### Stated goal
Could you retype the lines below, starting at the line holding "Give me the Chart.js source for this chart." and stopping at the line holding "const yTicks = [280, 330, 380, 430, 480, 530, 580];", inclusive? Copy them exactly and drop the images.

** start **

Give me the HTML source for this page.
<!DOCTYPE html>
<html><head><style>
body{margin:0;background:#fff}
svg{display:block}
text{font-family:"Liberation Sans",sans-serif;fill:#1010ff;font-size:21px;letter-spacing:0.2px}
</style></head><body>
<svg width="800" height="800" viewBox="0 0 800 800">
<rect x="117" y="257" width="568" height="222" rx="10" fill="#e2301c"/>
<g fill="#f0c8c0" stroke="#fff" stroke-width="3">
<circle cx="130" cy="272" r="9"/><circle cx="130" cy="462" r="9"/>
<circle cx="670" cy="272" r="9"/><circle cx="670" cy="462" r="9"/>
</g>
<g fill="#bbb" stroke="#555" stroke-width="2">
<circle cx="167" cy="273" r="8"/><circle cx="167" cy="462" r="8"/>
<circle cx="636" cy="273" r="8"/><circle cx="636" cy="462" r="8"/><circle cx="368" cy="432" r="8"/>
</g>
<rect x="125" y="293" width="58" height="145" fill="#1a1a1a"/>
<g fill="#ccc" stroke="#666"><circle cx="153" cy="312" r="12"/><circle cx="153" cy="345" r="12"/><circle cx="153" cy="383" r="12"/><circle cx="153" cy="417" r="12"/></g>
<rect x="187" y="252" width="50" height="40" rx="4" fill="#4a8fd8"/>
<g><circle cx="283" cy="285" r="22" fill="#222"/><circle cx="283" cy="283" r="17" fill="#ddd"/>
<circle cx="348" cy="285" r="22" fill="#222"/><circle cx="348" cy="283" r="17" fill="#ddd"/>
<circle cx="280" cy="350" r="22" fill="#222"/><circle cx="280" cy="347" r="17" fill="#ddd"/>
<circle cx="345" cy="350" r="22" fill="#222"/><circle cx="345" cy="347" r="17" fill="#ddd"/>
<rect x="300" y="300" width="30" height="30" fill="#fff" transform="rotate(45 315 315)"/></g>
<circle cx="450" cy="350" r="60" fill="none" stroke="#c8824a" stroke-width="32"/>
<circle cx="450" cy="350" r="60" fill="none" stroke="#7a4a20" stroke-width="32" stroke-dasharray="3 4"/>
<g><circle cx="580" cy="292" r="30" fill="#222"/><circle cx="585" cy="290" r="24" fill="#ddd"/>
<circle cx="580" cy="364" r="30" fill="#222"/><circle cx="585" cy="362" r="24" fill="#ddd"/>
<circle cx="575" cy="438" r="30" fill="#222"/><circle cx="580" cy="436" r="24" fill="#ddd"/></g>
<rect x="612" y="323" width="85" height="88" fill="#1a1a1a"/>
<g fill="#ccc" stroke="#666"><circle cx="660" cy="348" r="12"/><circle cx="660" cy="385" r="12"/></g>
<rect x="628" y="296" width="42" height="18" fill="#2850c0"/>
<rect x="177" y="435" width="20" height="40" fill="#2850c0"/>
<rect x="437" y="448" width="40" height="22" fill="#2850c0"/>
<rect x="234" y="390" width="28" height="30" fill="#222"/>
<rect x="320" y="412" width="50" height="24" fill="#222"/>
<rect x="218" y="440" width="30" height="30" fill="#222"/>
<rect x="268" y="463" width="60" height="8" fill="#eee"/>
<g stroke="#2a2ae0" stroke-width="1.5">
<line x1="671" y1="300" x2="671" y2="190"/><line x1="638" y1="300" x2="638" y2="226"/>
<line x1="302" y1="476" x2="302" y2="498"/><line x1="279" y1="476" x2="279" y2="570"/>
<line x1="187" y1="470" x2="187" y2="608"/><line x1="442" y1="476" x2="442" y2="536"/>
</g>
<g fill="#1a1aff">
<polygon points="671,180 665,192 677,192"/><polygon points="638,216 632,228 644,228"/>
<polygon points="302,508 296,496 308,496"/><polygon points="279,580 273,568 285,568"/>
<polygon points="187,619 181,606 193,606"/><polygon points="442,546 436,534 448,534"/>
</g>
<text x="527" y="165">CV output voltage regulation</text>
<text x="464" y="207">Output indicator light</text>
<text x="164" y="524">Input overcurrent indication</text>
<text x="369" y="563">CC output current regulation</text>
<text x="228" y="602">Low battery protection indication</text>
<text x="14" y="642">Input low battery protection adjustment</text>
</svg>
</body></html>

** end **
** start **

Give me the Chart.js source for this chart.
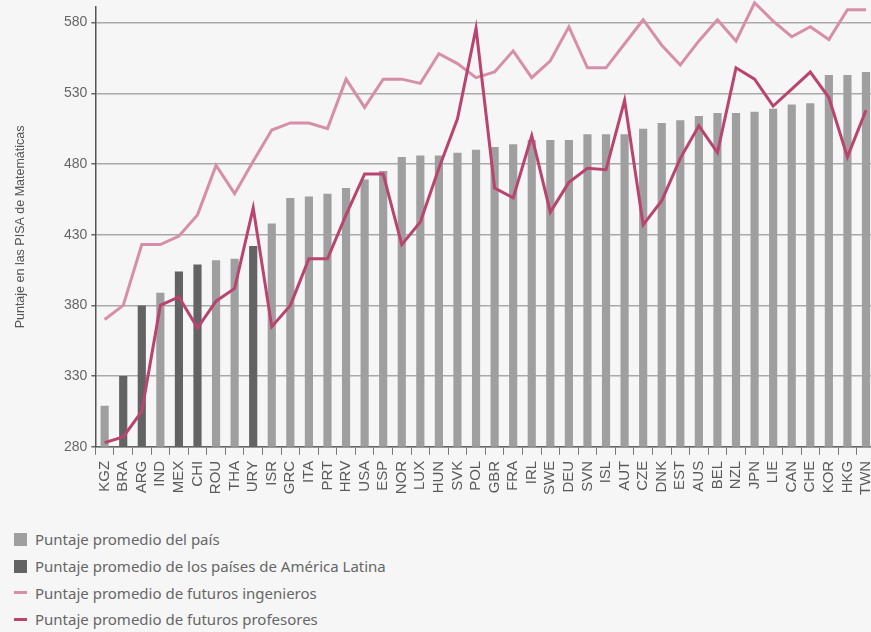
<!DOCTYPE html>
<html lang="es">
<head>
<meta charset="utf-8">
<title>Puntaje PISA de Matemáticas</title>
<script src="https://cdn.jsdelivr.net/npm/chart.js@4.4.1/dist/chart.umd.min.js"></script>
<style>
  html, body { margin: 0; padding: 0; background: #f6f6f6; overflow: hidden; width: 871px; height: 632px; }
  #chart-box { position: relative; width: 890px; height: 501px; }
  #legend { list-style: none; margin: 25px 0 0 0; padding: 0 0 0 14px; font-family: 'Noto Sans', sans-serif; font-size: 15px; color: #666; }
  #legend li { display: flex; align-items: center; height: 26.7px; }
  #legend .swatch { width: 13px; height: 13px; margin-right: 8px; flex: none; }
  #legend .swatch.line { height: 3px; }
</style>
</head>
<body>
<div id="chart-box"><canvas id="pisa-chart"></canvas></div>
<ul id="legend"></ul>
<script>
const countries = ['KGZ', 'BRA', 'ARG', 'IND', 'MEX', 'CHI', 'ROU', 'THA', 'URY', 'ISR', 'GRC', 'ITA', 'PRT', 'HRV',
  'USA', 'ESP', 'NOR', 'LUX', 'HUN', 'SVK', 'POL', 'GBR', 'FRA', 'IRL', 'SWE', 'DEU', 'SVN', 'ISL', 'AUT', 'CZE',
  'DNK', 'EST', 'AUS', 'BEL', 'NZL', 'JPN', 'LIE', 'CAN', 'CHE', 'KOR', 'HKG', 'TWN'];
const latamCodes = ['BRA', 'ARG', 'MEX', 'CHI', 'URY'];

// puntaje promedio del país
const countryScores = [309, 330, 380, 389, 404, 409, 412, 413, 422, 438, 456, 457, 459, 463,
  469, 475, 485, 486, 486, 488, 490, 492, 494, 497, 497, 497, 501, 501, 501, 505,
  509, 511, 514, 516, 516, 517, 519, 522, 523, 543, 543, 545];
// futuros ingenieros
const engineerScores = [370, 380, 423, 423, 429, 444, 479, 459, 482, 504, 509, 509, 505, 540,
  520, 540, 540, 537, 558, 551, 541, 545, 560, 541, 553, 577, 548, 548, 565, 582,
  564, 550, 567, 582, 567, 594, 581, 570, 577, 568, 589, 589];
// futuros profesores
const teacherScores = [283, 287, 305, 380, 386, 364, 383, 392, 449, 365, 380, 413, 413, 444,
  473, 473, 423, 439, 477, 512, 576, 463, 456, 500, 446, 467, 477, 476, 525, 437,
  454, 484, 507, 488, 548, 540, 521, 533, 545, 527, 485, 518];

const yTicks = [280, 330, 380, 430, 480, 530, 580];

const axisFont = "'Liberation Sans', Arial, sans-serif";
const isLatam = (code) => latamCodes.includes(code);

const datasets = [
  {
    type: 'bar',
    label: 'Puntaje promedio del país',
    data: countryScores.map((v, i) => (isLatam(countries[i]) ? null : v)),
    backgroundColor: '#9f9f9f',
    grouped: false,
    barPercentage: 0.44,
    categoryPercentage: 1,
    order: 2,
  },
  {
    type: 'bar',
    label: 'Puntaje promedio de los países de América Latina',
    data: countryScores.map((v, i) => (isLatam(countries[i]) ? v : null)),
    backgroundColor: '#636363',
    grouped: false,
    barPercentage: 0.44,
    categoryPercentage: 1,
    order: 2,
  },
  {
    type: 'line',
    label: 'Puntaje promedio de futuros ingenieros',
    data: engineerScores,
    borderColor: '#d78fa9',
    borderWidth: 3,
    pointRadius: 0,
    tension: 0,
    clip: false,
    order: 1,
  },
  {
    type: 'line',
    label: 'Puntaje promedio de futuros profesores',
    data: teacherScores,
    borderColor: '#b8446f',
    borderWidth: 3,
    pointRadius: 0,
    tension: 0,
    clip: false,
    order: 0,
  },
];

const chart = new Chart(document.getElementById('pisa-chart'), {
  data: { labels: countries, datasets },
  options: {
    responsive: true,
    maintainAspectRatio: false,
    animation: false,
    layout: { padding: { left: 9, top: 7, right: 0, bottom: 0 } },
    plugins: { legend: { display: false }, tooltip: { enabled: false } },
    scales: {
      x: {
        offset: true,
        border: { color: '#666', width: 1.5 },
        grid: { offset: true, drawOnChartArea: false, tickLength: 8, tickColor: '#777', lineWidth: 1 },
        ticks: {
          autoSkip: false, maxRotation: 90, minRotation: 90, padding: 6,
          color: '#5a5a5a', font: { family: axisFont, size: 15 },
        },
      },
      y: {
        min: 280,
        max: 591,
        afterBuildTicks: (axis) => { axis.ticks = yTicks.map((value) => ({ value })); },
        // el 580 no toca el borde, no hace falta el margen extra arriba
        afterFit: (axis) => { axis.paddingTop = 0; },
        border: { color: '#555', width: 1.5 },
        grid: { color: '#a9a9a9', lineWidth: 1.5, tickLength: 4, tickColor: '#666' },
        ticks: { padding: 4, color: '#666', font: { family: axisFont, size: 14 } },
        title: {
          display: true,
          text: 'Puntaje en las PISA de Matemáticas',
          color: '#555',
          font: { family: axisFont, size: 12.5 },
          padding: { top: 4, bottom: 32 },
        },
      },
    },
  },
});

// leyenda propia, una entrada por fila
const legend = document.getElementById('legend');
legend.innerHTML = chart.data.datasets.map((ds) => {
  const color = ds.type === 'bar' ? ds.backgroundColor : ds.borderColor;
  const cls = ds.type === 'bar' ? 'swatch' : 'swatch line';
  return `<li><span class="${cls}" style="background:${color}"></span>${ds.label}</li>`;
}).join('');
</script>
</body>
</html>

** end **

### Written solution
Give me the Chart.js source for this chart.
<!DOCTYPE html>
<html lang="es">
<head>
<meta charset="utf-8">
<title>Puntaje PISA de Matemáticas</title>
<script src="https://cdn.jsdelivr.net/npm/chart.js@4.4.1/dist/chart.umd.min.js"></script>
<style>
  html, body { margin: 0; padding: 0; background: #f6f6f6; overflow: hidden; width: 871px; height: 632px; }
  #chart-box { position: relative; width: 890px; height: 501px; }
  #legend { list-style: none; margin: 25px 0 0 0; padding: 0 0 0 14px; font-family: 'Noto Sans', sans-serif; font-size: 15px; color: #666; }
  #legend li { display: flex; align-items: center; height: 26.7px; }
  #legend .swatch { width: 13px; height: 13px; margin-right: 8px; flex: none; }
  #legend .swatch.line { height: 3px; }
</style>
</head>
<body>
<div id="chart-box"><canvas id="pisa-chart"></canvas></div>
<ul id="legend"></ul>
<script>
const countries = ['KGZ', 'BRA', 'ARG', 'IND', 'MEX', 'CHI', 'ROU', 'THA', 'URY', 'ISR', 'GRC', 'ITA', 'PRT', 'HRV',
  'USA', 'ESP', 'NOR', 'LUX', 'HUN', 'SVK', 'POL', 'GBR', 'FRA', 'IRL', 'SWE', 'DEU', 'SVN', 'ISL', 'AUT', 'CZE',
  'DNK', 'EST', 'AUS', 'BEL', 'NZL', 'JPN', 'LIE', 'CAN', 'CHE', 'KOR', 'HKG', 'TWN'];
const latamCodes = ['BRA', 'ARG', 'MEX', 'CHI', 'URY'];

// puntaje promedio del país
const countryScores = [309, 330, 380, 389, 404, 409, 412, 413, 422, 438, 456, 457, 459, 463,
  469, 475, 485, 486, 486, 488, 490, 492, 494, 497, 497, 497, 501, 501, 501, 505,
  509, 511, 514, 516, 516, 517, 519, 522, 523, 543, 543, 545];
// futuros ingenieros
const engineerScores = [370, 380, 423, 423, 429, 444, 479, 459, 482, 504, 509, 509, 505, 540,
  520, 540, 540, 537, 558, 551, 541, 545, 560, 541, 553, 577, 548, 548, 565, 582,
  564, 550, 567, 582, 567, 594, 581, 570, 577, 568, 589, 589];
// futuros profesores
const teacherScores = [283, 287, 305, 380, 386, 364, 383, 392, 449, 365, 380, 413, 413, 444,
  473, 473, 423, 439, 477, 512, 576, 463, 456, 500, 446, 467, 477, 476, 525, 437,
  454, 484, 507, 488, 548, 540, 521, 533, 545, 527, 485, 518];

const yTicks = [280, 330, 380, 430, 480, 530, 580];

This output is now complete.